Saturday, January 28, 2012

First Day Fritters

I just finished my first day of classes. I have a really good class of students oriented toward the sciences and engineering.

After introducing myself, we talked about expectations, and so I polled the class on what they thought my expectations were, which they knew: come on time, bring books and pens to class, bring your own brain, and show respect. By BYOB, I explained that getting enough sleep, eating breakfast, and being mentally prepared were important. I explained why sleep deprivation damaged their ability to think and remember, by decreasing the availability of neurotransmittance and re-generation of neurotransmitter stock in the synapse bulbs (in much easier language, of course).


Fig. 1: Sleep deprivation & Neurotransmitter sites:
Decreased activity & re-generation cycle

We then talked about their experiences in the past semester. They were under no illusions about how education ran here, and were aware of the student protest, which they said were focused on the assessment regime in place at the time. They were not happy with their essay writing teacher, whose class taught them nothing. I asked them if they could recall what aspects of writing were difficult. They told me the teacher talked about the general structure of essays, but how sentence construction could change within the essay, and why, was not covered. Specifically, they did not practice distinguishing between opinions and facts; reports are associated with factual writing, but essays require both in tandem in order to persuade.

Fig. 2: Distinguishing facts from opinions

We then went through an essay they chose and collaborated on. We seized upon the controversial issue (they knew about "controversy"): "The most important contribution to the world from Saudi Arabia is the export of dates", knowing of course that oil probably is. We talked about background, how the topic (dates) might need an introductory statement, as date eating is not common in North America. At the same time, the statement needs to be made in an attention-grabbing way: "Middle-eastern peoples have been eating dates for over 5000 years." The body of the essay entailed the concepts of rarity, health, and deliciousness. Cosntucting the sentences and the facts each point needed followed, and writing a conclusion that tied with the background: "Dates will continue to be important in the future, and likely will become the main export from Mars once humans establish habitations there." That took up the first class (from 8 until 940AM). One student said he learned more about essays in this class than everything his teacher taught last semester.

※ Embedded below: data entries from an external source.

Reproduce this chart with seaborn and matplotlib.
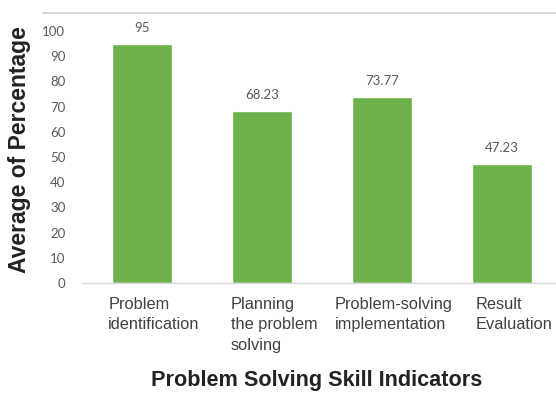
import matplotlib
matplotlib.use("Agg")
import matplotlib.pyplot as plt
import matplotlib.transforms as mtransforms
from matplotlib.lines import Line2D
import seaborn as sns
import pandas as pd

categories = ["Problem\nidentification", "Planning\nthe problem\nsolving",
              "Problem-solving\nimplementation", "Result\nEvaluation"]
values = [95, 68.23, 73.77, 47.23]
value_labels = ["95", "68.23", "73.77", "47.23"]
yticks = [0, 10, 20, 30, 40, 50, 60, 70, 80, 90, 100]

sns.set_style("white")
plt.rcParams["font.family"] = ["Liberation Sans", "DejaVu Sans"]

df = pd.DataFrame({"Indicator": categories, "Average": values})

fig = plt.figure(figsize=(5.56, 3.93), dpi=100)
ax = fig.add_axes([82/556, 1-283/393, 1-82/556, (283-13)/393])

sns.barplot(data=df, x="Indicator", y="Average", color="#6CB14A",
            saturation=1, width=0.5, ax=ax)

ax.set_xlim(-0.5, 3.45)
ax.set_ylim(0, 107.1)
ax.set_yticks(yticks)
ax.set_yticklabels([str(t) for t in yticks], fontfamily="Lato", fontsize=9.5, color="#595959")
ax.tick_params(axis="y", length=0, pad=12)
ax.tick_params(axis="x", length=0, pad=10)

for lbl in ax.get_xticklabels():
    lbl.set_fontsize(11.8)
    lbl.set_color("#404040")
    lbl.set_ha("center")
    lbl.set_multialignment("left")
    lbl.set_linespacing(1.45)
    lbl.set_transform(lbl.get_transform() + mtransforms.ScaledTranslation(12/100, 0, fig.dpi_scale_trans))

for i, (v, t) in enumerate(zip(values, value_labels)):
    ax.annotate(t, (i, v), xytext=(0, 7), textcoords="offset points",
                ha="center", va="bottom", fontfamily="Lato", fontsize=9.5, color="#595959")

for s in ["top", "right", "left"]:
    ax.spines[s].set_visible(False)
ax.spines["bottom"].set_color("#d9d9d9")
ax.spines["bottom"].set_linewidth(1)

ax.set_xlabel("Problem Solving Skill Indicators", fontsize=15.6, fontweight="bold", color="#222222")
ax.xaxis.set_label_coords((317-82)/474, -(370-283)/270)
ax.set_ylabel("Average of Percentage", fontsize=16.5, fontweight="bold", color="#222222")
ax.yaxis.set_label_coords((31-82)/474, (283-150)/270)

fig.add_artist(Line2D([43/556, 1], [1-13/393, 1-13/393], color="#d0d0d0", lw=1.2))

fig.savefig("out.png", dpi=100)
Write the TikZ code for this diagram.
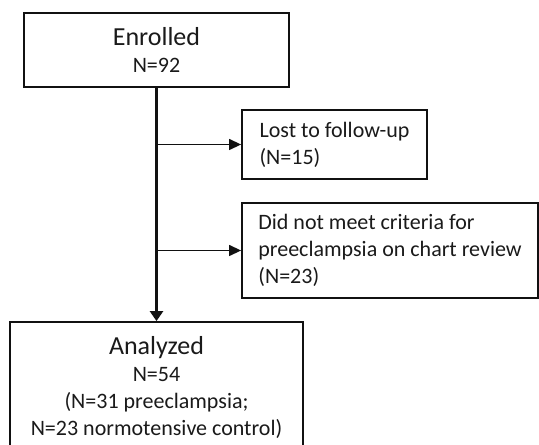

From 10 til 1140, we played a game. I gave them topics, for which they constructed 2 opinion and 2 factual sentences. Each team in turn would then read one sentence, and based on it the other teams had to guess what it was. If they could guess after the first clue, they got 4 points, three after the second, and so on. If teams could not guess, the reading team would get the four points. We tried that twice, and then one student suggested they write the questions, instead of the clues, in order to get more specific information. That variation worked as well. Between topic choice, sentence and question formation, and then team interaction, the game took about one hour.

In the last fifteen minutes or so, we reviewed the expectations for the class, and then I practiced the names of the students for 5 minutes, and I am pretty sure I have their 11 faces and names now (attending out of 14 students registered): Sulaiman, Faisal, Abdul-rahman, Kamal, Khaled X2, Monamur, Achmed, Abdullah X2, and Mohammed (maybe...).

That was the end of class. I hope to get my textbook and teaching materials in a moment, so that tomorrow I can actually teach according to the set curriculum.